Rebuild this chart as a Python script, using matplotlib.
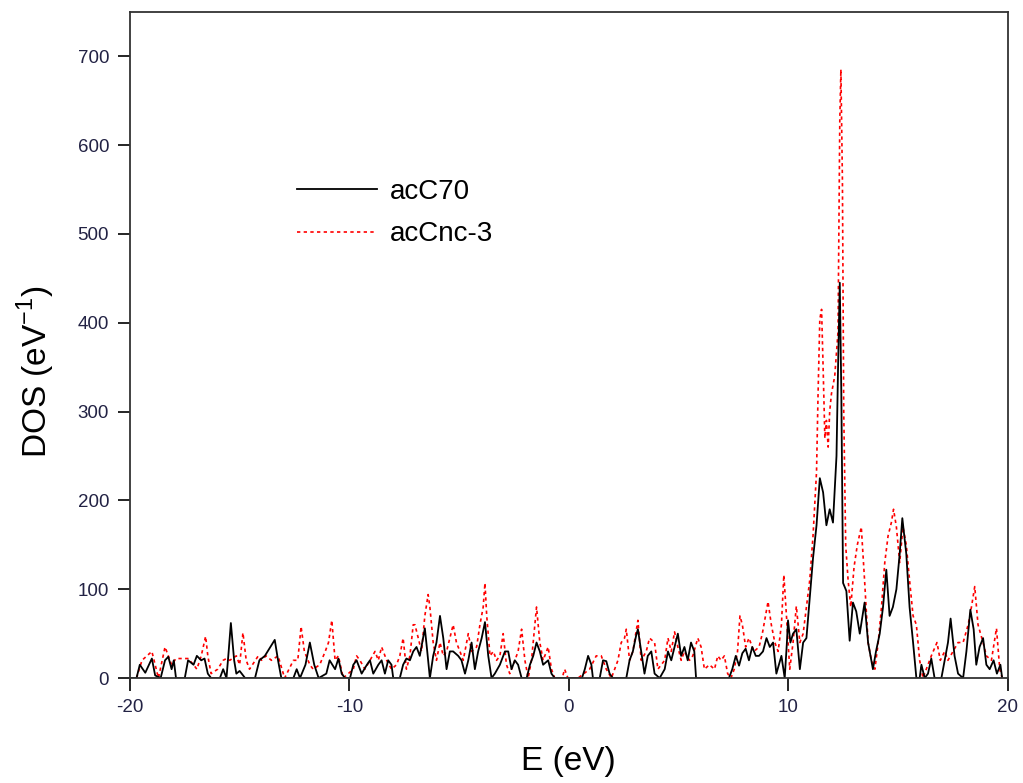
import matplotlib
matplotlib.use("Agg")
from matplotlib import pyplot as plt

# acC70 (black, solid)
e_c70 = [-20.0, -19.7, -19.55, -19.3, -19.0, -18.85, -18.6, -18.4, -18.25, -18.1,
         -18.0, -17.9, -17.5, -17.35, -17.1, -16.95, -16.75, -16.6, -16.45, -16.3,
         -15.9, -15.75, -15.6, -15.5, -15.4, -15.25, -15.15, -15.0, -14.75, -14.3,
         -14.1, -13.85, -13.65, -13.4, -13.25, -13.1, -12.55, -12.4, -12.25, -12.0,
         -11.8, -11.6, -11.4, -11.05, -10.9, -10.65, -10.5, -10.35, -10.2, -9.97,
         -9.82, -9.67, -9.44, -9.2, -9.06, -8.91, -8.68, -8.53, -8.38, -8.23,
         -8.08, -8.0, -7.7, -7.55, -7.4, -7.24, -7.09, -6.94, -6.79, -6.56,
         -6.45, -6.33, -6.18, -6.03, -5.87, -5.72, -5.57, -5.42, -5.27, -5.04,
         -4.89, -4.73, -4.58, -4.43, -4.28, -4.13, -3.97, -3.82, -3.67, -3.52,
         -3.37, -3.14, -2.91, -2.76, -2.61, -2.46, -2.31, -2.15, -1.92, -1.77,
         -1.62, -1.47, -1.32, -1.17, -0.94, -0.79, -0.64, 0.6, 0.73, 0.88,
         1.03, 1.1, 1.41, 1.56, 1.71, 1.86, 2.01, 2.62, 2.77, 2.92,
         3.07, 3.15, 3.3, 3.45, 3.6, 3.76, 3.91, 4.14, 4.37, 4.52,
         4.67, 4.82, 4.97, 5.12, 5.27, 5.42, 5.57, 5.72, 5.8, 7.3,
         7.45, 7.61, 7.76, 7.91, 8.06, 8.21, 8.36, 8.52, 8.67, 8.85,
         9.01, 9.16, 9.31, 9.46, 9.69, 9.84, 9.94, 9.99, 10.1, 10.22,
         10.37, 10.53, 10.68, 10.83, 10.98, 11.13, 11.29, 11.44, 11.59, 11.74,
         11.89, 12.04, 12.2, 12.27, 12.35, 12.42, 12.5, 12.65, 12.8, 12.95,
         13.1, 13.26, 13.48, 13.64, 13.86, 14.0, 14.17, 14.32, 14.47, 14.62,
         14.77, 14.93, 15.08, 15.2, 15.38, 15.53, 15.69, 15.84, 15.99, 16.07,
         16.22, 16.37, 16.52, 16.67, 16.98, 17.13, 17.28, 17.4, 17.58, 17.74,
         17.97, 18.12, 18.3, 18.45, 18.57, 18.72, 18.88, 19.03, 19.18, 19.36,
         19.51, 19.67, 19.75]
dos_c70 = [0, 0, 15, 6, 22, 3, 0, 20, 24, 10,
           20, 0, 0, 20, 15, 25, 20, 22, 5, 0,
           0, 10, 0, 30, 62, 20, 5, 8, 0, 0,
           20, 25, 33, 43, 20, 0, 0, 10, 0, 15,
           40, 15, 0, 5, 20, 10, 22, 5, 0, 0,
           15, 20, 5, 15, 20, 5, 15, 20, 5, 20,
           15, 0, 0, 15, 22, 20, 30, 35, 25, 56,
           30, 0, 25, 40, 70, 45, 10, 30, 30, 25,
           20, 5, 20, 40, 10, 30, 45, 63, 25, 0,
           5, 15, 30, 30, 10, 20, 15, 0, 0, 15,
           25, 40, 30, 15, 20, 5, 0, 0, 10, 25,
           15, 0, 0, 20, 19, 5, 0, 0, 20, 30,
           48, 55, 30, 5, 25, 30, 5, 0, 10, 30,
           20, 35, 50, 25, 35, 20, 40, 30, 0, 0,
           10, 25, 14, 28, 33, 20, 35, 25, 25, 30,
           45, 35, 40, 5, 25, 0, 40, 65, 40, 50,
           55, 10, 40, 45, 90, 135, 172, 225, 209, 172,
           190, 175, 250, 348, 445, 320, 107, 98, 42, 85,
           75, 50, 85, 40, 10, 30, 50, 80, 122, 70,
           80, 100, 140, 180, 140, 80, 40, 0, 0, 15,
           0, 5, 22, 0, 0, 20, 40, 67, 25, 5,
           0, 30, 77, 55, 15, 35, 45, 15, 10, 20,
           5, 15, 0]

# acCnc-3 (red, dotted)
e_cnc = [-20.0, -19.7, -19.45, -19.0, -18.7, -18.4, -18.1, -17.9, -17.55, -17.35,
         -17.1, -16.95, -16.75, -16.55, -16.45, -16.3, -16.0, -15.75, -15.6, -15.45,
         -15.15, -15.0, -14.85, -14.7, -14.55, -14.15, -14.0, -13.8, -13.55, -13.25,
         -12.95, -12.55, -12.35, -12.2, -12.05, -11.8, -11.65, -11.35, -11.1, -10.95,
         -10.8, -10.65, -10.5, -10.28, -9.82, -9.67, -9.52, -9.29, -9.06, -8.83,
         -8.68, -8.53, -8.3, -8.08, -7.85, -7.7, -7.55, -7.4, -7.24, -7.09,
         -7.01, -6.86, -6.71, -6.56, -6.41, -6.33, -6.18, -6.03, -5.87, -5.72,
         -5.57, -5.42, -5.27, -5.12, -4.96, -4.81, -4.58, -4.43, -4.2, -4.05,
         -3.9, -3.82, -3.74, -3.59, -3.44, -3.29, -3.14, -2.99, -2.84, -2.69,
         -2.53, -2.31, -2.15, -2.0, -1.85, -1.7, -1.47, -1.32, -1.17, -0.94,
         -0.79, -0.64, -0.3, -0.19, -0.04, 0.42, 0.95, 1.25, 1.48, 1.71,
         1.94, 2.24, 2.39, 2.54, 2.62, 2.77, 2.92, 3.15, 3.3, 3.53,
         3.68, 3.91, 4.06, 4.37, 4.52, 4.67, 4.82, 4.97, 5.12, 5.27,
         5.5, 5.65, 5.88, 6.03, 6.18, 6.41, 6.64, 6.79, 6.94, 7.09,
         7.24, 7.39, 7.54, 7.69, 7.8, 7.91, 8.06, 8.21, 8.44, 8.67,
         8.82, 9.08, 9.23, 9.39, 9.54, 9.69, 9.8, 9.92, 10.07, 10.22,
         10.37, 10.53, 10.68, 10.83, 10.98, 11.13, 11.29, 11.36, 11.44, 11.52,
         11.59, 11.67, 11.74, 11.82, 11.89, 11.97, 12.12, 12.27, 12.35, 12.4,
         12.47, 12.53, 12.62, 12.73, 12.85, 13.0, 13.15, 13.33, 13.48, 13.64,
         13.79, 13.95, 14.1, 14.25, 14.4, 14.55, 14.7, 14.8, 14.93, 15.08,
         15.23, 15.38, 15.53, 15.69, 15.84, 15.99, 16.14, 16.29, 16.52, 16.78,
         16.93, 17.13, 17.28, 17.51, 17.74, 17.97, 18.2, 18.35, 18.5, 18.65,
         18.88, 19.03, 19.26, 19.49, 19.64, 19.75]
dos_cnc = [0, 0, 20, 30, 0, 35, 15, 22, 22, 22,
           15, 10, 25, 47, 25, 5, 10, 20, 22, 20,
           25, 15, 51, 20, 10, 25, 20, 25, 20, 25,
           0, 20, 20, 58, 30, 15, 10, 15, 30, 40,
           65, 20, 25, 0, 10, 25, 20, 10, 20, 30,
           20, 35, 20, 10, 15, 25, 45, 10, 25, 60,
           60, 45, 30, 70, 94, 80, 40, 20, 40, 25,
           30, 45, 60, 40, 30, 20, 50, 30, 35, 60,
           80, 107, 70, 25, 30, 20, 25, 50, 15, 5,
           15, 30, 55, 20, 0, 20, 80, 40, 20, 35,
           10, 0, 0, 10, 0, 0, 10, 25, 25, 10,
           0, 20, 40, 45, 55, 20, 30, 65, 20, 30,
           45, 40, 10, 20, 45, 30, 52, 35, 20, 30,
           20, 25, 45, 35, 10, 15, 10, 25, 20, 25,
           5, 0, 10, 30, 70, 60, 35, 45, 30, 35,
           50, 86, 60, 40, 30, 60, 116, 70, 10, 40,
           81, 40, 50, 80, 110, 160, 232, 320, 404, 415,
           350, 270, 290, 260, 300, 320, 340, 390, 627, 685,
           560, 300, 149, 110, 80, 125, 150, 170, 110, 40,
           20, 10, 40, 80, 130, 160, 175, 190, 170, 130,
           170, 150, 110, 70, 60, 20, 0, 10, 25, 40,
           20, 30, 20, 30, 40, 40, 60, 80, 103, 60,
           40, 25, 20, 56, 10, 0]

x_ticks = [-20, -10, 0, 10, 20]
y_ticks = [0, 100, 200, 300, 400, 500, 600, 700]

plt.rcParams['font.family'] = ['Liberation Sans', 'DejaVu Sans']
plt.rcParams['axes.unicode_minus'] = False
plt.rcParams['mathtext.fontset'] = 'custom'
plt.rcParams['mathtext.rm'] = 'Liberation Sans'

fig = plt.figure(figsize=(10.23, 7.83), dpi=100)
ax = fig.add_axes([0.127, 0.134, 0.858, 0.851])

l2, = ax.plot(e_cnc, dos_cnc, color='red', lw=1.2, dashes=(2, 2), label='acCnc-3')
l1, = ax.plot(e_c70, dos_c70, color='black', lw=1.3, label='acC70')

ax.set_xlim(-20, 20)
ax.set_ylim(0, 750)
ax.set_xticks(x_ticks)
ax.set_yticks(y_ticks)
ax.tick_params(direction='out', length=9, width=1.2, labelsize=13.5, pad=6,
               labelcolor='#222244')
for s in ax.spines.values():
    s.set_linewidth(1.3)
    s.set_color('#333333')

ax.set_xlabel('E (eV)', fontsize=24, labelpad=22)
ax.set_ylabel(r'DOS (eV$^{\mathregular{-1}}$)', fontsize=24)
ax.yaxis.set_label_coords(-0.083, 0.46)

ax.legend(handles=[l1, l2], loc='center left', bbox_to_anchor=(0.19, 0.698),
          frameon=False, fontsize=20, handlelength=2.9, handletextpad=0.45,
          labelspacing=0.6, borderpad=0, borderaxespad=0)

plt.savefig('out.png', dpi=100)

..........

▶ **GIVEN EXERCISE**
Restate only the lines running from the start of the material above through the line containing "from matplotlib import pyplot as plt", ends included. No pictures.

▶ **CORRECT OUTPUT**
Rebuild this chart as a Python script, using matplotlib.
import matplotlib
matplotlib.use("Agg")
from matplotlib import pyplot as plt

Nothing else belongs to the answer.